Dillon smiles. A tiny sideways smile, but it is there.
Then my father picks up some Cadbury chocolate fingers and Mum freaks out.
“He hates those, Colin,” she says, loud enough that people turn and stare at us. I look at Dillon. He shakes his head and pretends to read a sign on the shelf behind.
“Well, he won’t have to eat them,” my father mutters.
“That’s not the point!”
When my father puts the fingers in the trolley anyway, Mum whimpers and pulls her hair, her fingers working through her curls like hungry little worms.
“Why are you being so insensitive?” she says, spitting the words out.

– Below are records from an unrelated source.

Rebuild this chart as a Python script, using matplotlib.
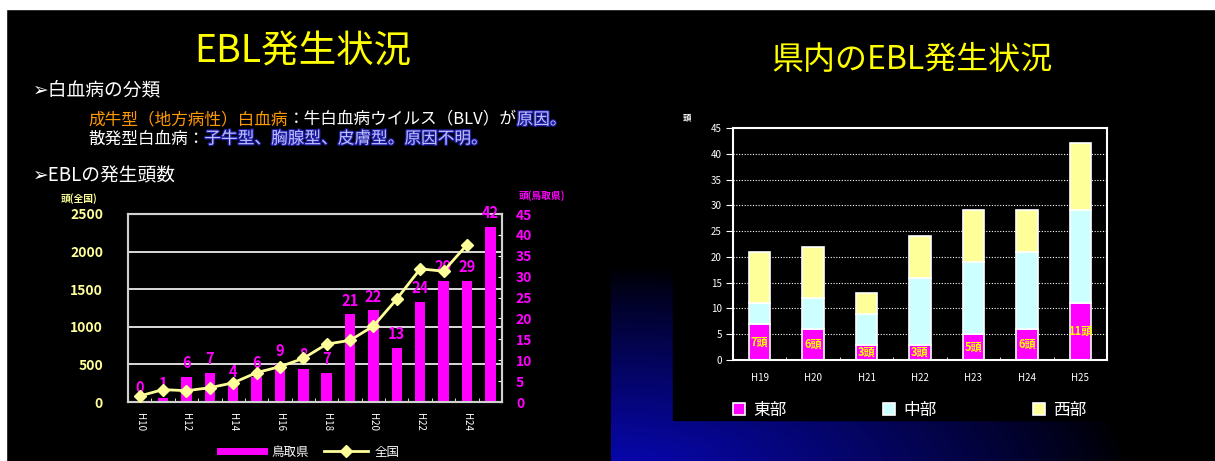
import numpy as np
import matplotlib
matplotlib.use("Agg")
import matplotlib.pyplot as plt
import matplotlib.patheffects as pe
from matplotlib.patches import Rectangle
from matplotlib.lines import Line2D

plt.rcParams['font.family'] = ['Noto Sans CJK JP', 'DejaVu Sans']

# left chart: EBL cases, Tottori (bars, right axis) and all Japan (line, left axis)
years = ['H10', 'H11', 'H12', 'H13', 'H14', 'H15', 'H16', 'H17',
         'H18', 'H19', 'H20', 'H21', 'H22', 'H23', 'H24', 'H25']
tottori = [0, 1, 6, 7, 4, 6, 9, 8, 7, 21, 22, 13, 24, 29, 29, 42]
zenkoku = [80, 165, 150, 190, 255, 390, 470, 580, 770, 820, 1010, 1370, 1770, 1740, 2090]  # H10-H24

# right chart: cases inside the prefecture by region
years2 = ['H19', 'H20', 'H21', 'H22', 'H23', 'H24', 'H25']
tobu = [7, 6, 3, 3, 5, 6, 11]
chubu = [4, 6, 6, 13, 14, 15, 18]
seibu = [10, 10, 4, 8, 10, 8, 13]

MAG = '#FF00FF'
PALE = '#FFFF99'
CYAN = '#CCFFFF'
W, H = 1215, 461

fig = plt.figure(figsize=(W / 100, H / 100), dpi=100, facecolor='black')

# background in pixel coords
bg = fig.add_axes([0, 0, 1, 1], zorder=-5)
bg.set_xlim(0, W)
bg.set_ylim(H, 0)
bg.axis('off')
bg.set_facecolor('black')

gx, gy = np.meshgrid(np.arange(611, W), np.arange(268, H))
d = np.sqrt(((gx - 611) / 520.0) ** 2 + ((gy - 478) / 212.0) ** 2)
g = np.clip(1 - d, 0, 1) ** 0.85
img = np.zeros(gx.shape + (3,))
img[..., 0] = 0.03 * g
img[..., 1] = 0.03 * g
img[..., 2] = 0.72 * g
bg.imshow(img, extent=(611, W, H, 268), aspect='auto', interpolation='bilinear', zorder=0)
bg.add_patch(Rectangle((673, 100), W - 673, 320, color='black', zorder=1))
bg.add_patch(Rectangle((0, 0), W, 9, color='white', zorder=2))
bg.add_patch(Rectangle((0, 0), 6, H, color='white', zorder=2))

# slide texts
bg.text(303, 52, 'EBL発生状況', color='#FFFF00', fontsize=27, ha='center', va='center', zorder=3)
bg.text(912, 60, '県内のEBL発生状況', color='#FFFF00', fontsize=23, ha='center', va='center', zorder=3)
bg.text(33, 90, '➢白血病の分類', color='white', fontsize=13.5, va='center', zorder=3)
bg.text(33, 176, '➢EBLの発生頭数', color='white', fontsize=13.5, va='center', zorder=3)

blue_fx = [pe.withStroke(linewidth=1.8, foreground='#1C1CA0')]


def chain(x, y, parts):
    prev = None
    for txt, col, fx in parts:
        if prev is None:
            prev = bg.text(x, y, txt, color=col, fontsize=12, va='center', zorder=3,
                           path_effects=fx)
        else:
            prev = bg.annotate(txt, xy=(1, 0.5), xycoords=prev, va='center', ha='left',
                               color=col, fontsize=12, zorder=3, path_effects=fx)


chain(88, 120, [('成牛型（地方病性）白血病', '#FF9900', None),
                ('：牛白血病ウイルス（BLV）が', 'white', None),
                ('原因。', '#C0C0FF', blue_fx)])
chain(88, 139, [('散発型白血病：', 'white', None),
                ('子牛型、胸腺型、皮膚型。原因不明。', '#C0C0FF', blue_fx)])

# ---- left chart ----
ax1 = fig.add_axes([128 / W, 59 / H, 374 / W, 188 / H])
ax1.set_facecolor('black')
x = np.arange(len(years))
ax1.set_xlim(-0.5, len(years) - 0.5)
ax1.set_ylim(0, 2500)
ax1.set_yticks(range(0, 2501, 500))
ax1.yaxis.grid(True, color='white', lw=1.2)
ax1.set_axisbelow(True)
ax1.tick_params(axis='y', length=0, labelcolor=PALE, labelsize=10, pad=18)
for lab in ax1.get_yticklabels():
    lab.set_fontweight('bold')
ax1.set_xticks(x[::2])
ax1.set_xticklabels(years[::2], rotation=-90, color='white', fontsize=7)
ax1.set_xticks(x[:-1] + 0.5, minor=True)
ax1.tick_params(axis='x', which='major', length=0, pad=8)
ax1.tick_params(axis='x', which='minor', direction='in', length=3, color='white')
for s in ax1.spines.values():
    s.set_color('#D0D0D0')
    s.set_linewidth(1.5)

ax2 = ax1.twinx()
ax2.set_ylim(0, 45)
ax2.set_yticks(range(0, 46, 5))
ax2.bar(x, tottori, width=0.45, color=MAG, zorder=2)
for i, v in enumerate(tottori):
    ax2.annotate(str(v), (i, v), xytext=(0, 4), textcoords='offset points', ha='center',
                 va='bottom', color=MAG, fontsize=10.5, fontweight='bold')
ax2.tick_params(axis='y', direction='in', length=3, color='white', labelcolor=MAG,
                labelsize=10, pad=10)
for lab in ax2.get_yticklabels():
    lab.set_fontweight('bold')
for s in ax2.spines.values():
    s.set_color('#D0D0D0')
    s.set_linewidth(1.5)

ax3 = ax1.twinx()
ax3.set_ylim(0, 2500)
ax3.plot(x[:len(zenkoku)], zenkoku, color=PALE, lw=2, marker='D', ms=6.5, mfc=PALE, mec=PALE)
ax3.yaxis.set_visible(False)
for s in ax3.spines.values():
    s.set_visible(False)

ax1.text(-0.18, 1.08, '頭(全国)', transform=ax1.transAxes, color=PALE, fontsize=7,
         fontweight='bold', va='center')
ax1.text(1.045, 1.1, '頭(鳥取県)', transform=ax1.transAxes, color=MAG, fontsize=7,
         fontweight='bold', va='center')

h1 = [Line2D([0], [0], color=MAG, lw=5),
      Line2D([0], [0], color=PALE, lw=2, marker='D', ms=6, mfc=PALE, mec=PALE)]
fig.legend(h1, ['鳥取県', '全国'], loc='center', bbox_to_anchor=(310 / W, 1 - 452 / H),
           ncol=2, frameon=False, labelcolor='white', fontsize=9, handlelength=3.5,
           columnspacing=1.2, handletextpad=0.6)

# ---- right chart ----
ax4 = fig.add_axes([733 / W, 101 / H, 374 / W, 232 / H])
ax4.set_facecolor('black')
x2 = np.arange(len(years2))
tobu_a = np.array(tobu)
chubu_a = np.array(chubu)
seibu_a = np.array(seibu)
b1 = ax4.bar(x2, tobu_a, 0.4, color=MAG, edgecolor='white', lw=1.2, zorder=2)
b2 = ax4.bar(x2, chubu_a, 0.4, bottom=tobu_a, color=CYAN, edgecolor='white', lw=1.2, zorder=2)
b3 = ax4.bar(x2, seibu_a, 0.4, bottom=tobu_a + chubu_a, color=PALE, edgecolor='white',
             lw=1.2, zorder=2)
for i, v in enumerate(tobu):
    ax4.text(i, v / 2, f'{v}頭', color='#FFFF00', fontsize=8, fontweight='bold',
             ha='center', va='center', zorder=3)
ax4.set_xlim(-0.5, len(years2) - 0.5)
ax4.set_ylim(0, 45)
ax4.set_yticks(range(0, 46, 5))
ax4.yaxis.grid(True, color='white', ls=(0, (1, 1.5)), lw=0.8)
ax4.set_axisbelow(True)
ax4.tick_params(axis='y', direction='out', length=5, color='white', labelcolor='white',
                labelsize=7, pad=3, width=0.8)
ax4.set_xticks(x2)
ax4.set_xticklabels(years2, color='white', fontsize=7)
ax4.set_xticks(x2[:-1] + 0.5, minor=True)
ax4.tick_params(axis='x', which='major', length=0, pad=9)
ax4.tick_params(axis='x', which='minor', direction='in', length=2, color='white')
for s in ax4.spines.values():
    s.set_color('white')
    s.set_linewidth(1.5)
ax4.text(-0.134, 1.043, '頭', transform=ax4.transAxes, color='white', fontsize=6,
         fontweight='bold', va='center')

fig.legend([b1, b2, b3], ['東部', '中部', '西部'], loc='center',
           bbox_to_anchor=(910 / W, 1 - 410 / H), ncol=3, frameon=False,
           labelcolor='white', fontsize=12, handlelength=0.7, handleheight=0.7,
           handletextpad=0.5, columnspacing=5.8)

fig.savefig('out.png', dpi=100, facecolor='black')
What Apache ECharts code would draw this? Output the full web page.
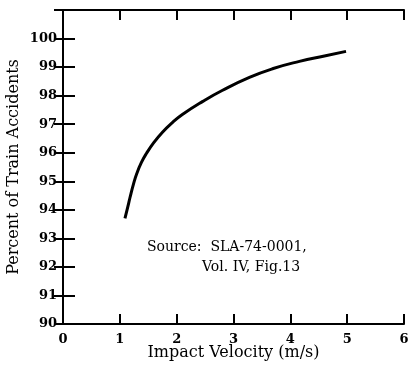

My father stands quietly, looking around, shaking his head. I’m not going to help him out; he is being insensitive. He steps back as Mum hurls packets of biscuits at his feet. We seem to have taken over the snacks aisle, and there’s a crowd of people at one end watching us. Two of them I recognize from school, so I hide behind a shopping trolley filled with Jaffa Cakes. I think about doing my zombie impression to distract them from my parents’ argument, but I’m stuck to the floor with shame. Dillon is still reading the sign on the shelf, but it’s obvious he’s pretending, because even from here I can see it says OUT OF STOCK in big red letters.